Da erkennt nun plötzlich Johann Christof in Vorteil und Gefahr den wesentlichen Gedanken des französischen Volkes: die Freiheit. Jeder will frei sein, keiner sich binden. Sie verschwenden unerhörte Quantitäten von Kraft, indem sie, jeder für sich, den ganzen Zeitkampf auskämpfen, aber sie lassen sich nicht organisieren, nicht zusammenspannen.
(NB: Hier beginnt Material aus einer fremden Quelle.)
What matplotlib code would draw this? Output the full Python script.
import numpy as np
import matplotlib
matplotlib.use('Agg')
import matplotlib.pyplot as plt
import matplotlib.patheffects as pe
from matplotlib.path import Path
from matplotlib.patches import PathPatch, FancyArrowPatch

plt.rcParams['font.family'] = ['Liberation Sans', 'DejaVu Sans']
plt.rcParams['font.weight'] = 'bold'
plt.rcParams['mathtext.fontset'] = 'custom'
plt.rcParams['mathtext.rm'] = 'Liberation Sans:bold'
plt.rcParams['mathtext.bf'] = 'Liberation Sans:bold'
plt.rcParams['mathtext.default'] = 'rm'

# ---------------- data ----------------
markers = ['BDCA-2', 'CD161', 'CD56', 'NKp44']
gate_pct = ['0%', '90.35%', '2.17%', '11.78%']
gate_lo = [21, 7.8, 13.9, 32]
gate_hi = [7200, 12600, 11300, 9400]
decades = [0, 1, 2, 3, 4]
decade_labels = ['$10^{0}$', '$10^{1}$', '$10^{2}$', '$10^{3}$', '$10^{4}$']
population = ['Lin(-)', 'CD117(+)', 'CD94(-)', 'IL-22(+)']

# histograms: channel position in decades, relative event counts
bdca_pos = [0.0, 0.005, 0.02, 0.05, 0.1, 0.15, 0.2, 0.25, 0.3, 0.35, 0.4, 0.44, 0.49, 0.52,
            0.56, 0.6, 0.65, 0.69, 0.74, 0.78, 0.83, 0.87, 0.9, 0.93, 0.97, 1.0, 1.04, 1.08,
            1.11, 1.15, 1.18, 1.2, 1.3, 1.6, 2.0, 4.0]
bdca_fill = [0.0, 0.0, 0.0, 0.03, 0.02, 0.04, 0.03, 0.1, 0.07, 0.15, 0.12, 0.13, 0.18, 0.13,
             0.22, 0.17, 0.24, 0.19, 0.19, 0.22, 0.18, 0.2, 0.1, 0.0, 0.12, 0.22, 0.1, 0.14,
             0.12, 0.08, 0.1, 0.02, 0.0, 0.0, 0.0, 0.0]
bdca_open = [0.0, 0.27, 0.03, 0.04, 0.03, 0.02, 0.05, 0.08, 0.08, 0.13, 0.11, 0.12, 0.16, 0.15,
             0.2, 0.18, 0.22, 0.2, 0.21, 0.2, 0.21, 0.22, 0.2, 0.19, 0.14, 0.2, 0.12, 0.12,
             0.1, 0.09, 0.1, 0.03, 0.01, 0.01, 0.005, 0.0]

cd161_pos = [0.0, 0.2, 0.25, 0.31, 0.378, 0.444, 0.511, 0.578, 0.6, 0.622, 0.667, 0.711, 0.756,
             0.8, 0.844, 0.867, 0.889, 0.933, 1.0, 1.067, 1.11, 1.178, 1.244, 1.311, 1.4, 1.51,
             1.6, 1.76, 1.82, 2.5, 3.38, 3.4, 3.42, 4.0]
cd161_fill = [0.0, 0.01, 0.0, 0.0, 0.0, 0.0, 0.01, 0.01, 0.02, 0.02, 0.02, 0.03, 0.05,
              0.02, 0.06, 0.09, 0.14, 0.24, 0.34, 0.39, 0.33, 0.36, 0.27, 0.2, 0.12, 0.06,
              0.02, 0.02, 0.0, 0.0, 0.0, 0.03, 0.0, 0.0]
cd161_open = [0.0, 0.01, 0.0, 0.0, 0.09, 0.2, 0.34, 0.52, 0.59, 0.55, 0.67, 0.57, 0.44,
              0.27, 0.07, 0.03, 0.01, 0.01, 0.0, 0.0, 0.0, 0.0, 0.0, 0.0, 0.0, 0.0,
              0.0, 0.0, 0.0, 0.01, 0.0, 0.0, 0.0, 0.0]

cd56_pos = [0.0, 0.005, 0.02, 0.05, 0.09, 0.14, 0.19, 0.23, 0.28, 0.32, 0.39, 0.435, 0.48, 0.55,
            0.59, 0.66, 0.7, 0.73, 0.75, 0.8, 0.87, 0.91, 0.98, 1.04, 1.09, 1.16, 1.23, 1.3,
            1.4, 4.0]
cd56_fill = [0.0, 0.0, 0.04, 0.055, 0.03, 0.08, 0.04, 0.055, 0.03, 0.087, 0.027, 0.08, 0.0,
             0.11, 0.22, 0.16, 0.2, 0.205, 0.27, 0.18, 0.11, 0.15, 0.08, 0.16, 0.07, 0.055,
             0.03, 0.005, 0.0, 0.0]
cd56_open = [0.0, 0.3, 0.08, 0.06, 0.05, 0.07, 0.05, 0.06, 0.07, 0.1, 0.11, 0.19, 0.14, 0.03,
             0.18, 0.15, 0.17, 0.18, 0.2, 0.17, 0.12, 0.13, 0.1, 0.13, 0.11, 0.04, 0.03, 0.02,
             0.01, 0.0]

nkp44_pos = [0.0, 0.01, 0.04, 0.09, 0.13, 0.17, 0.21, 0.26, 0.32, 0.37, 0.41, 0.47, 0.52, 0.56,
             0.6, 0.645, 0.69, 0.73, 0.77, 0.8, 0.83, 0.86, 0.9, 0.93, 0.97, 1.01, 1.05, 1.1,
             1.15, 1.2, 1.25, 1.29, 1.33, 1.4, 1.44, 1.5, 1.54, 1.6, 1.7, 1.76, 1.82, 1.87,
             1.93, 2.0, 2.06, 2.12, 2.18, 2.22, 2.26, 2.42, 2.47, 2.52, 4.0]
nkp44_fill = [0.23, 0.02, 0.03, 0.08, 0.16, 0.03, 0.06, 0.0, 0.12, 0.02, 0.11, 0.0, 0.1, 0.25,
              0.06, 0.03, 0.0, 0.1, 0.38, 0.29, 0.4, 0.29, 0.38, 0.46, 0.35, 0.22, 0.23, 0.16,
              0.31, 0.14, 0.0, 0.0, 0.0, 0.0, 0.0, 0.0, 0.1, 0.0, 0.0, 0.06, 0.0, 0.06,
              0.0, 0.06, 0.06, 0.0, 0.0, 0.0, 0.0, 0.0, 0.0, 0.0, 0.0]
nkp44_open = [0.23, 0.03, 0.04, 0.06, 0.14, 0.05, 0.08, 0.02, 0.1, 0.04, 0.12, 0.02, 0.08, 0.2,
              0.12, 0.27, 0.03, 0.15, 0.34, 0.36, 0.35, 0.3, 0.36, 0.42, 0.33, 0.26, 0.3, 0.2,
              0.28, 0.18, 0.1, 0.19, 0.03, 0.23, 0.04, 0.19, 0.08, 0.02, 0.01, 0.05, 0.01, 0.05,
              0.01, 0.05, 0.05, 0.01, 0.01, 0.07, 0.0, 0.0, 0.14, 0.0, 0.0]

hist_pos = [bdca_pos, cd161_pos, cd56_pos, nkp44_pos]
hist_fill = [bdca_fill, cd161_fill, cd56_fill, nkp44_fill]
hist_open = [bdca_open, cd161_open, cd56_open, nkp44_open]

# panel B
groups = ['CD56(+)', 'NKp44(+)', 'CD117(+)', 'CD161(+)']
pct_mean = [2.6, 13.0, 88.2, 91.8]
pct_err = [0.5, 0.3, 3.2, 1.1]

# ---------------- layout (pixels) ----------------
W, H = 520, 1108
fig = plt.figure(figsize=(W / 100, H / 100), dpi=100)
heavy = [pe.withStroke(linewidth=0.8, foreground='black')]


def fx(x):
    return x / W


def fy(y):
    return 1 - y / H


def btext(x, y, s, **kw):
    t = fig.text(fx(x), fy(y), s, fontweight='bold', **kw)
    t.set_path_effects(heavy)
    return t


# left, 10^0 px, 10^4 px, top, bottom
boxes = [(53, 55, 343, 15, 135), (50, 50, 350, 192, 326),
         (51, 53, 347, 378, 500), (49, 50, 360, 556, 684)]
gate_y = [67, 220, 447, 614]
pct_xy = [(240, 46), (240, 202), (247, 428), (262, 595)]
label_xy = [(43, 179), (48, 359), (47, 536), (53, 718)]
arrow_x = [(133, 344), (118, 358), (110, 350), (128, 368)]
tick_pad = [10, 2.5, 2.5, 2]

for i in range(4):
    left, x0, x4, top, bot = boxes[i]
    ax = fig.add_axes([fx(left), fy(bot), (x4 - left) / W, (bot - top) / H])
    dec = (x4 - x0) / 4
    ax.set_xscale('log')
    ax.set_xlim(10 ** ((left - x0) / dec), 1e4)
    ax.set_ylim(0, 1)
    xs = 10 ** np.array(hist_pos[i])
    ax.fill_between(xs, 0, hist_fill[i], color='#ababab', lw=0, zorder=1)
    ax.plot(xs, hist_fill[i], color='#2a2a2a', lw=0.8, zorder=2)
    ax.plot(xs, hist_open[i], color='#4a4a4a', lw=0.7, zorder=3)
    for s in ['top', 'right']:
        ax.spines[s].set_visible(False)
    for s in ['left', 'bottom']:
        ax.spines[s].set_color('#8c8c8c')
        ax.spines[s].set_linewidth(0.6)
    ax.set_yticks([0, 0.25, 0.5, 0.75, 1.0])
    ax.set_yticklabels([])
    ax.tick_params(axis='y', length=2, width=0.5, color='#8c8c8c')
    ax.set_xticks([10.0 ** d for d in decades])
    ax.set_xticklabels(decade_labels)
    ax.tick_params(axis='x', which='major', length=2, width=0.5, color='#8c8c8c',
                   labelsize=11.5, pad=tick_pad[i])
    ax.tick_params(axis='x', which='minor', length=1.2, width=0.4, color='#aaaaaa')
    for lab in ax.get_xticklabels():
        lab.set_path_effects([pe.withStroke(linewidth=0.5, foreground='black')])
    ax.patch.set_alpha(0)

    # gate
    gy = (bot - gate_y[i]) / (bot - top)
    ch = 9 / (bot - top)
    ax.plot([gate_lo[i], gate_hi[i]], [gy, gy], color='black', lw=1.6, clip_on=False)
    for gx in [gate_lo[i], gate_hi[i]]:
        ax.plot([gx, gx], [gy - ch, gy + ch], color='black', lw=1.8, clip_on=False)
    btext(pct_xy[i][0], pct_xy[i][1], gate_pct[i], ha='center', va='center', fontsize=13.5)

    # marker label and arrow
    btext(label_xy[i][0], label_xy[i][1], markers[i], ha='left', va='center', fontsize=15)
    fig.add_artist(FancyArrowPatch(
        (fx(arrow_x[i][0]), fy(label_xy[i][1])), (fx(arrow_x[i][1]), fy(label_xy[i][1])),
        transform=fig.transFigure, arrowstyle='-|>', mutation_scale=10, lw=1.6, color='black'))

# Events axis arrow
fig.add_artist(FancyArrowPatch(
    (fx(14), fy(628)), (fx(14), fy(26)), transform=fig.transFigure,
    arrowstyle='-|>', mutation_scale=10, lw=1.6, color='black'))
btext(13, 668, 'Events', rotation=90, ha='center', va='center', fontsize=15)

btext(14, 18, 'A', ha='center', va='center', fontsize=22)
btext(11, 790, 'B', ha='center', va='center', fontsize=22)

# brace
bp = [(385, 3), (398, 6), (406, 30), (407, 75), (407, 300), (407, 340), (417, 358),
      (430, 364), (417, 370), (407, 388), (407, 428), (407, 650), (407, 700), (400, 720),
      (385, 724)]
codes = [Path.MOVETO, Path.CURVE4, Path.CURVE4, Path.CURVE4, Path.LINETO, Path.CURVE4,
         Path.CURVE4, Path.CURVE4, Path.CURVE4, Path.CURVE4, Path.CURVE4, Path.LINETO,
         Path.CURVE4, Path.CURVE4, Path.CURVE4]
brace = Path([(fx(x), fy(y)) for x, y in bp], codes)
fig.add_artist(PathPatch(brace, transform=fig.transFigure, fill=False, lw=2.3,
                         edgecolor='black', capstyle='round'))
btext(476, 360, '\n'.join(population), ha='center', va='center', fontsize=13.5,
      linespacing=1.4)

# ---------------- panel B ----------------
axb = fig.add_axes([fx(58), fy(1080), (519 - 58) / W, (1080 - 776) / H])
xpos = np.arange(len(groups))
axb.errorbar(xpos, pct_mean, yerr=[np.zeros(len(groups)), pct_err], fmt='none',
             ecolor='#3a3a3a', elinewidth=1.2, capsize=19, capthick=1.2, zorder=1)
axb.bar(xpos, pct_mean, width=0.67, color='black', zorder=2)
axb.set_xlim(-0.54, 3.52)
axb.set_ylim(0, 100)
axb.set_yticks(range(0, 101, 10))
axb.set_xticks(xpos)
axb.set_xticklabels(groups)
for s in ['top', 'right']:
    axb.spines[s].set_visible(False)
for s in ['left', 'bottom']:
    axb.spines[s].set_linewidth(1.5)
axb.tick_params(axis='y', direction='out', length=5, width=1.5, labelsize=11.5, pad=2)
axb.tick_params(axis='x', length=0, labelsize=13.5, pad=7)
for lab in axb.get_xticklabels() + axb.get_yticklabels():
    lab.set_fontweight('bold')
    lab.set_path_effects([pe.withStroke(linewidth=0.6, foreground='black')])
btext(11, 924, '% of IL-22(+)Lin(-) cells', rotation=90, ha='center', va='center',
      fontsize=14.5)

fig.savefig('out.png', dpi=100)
Wird ihre Tatkraft auch von ihrer Vernunft gelähmt, so bleibt sie doch frei in ihren Gedanken, und so bleiben sie einerseits befähigt, alles Revolutionäre mit der religiösen Inbrunst des Einsamen zu durchdringen, andererseits ihren Glauben immer wieder revolutionär zu erneuern. Diese ihre Konsequenz ist ihre Rettung, denn sie bewahrt sie vor der Ordnung, die sie starr macht, vor der Mechanisierung, die vereinheitlicht. Johann Christof begreift, daß die lärmende Jahrmarktsbude nur da ist, um die Gleichgültigen anzulocken und den wahrhaft Tätigen ihre schöpferische Einsamkeit zu lassen. Er sieht, daß dieser Lärm als Anfeuerung zur Arbeit für das französische Temperament Bedürfnis ist, daß die scheinbare Inkonsequenz in den Gedanken eine rhythmische Form beständiger Erneuerung ist. Sein erster Eindruck war, wie der so vieler Deutscher, die Franzosen seien fertig. Nach zwanzig Jahren erkennt er, daß er richtig gesehen und sie immer fertig waren, um immer neu anzufangen, daß in diesem scheinbar widerspruchsvollen Geist eine geheimnisvolle Ordnung waltet, eine andere wie im deutschen Wesen, und eine andere Freiheit. Und der Weltbürger, der keiner Nation mehr die Prägung seiner eigenen aufzwingen möchte, sieht lächelnd und froh die ewige Verschiedenheit der Rassen, aus denen sich, wie aus den sieben Farben des Spektrums, das Licht der Welt, die wundervolle Vielfalt des ewig Gemeinsamen, der ganzen Menschheit zusammenfügt.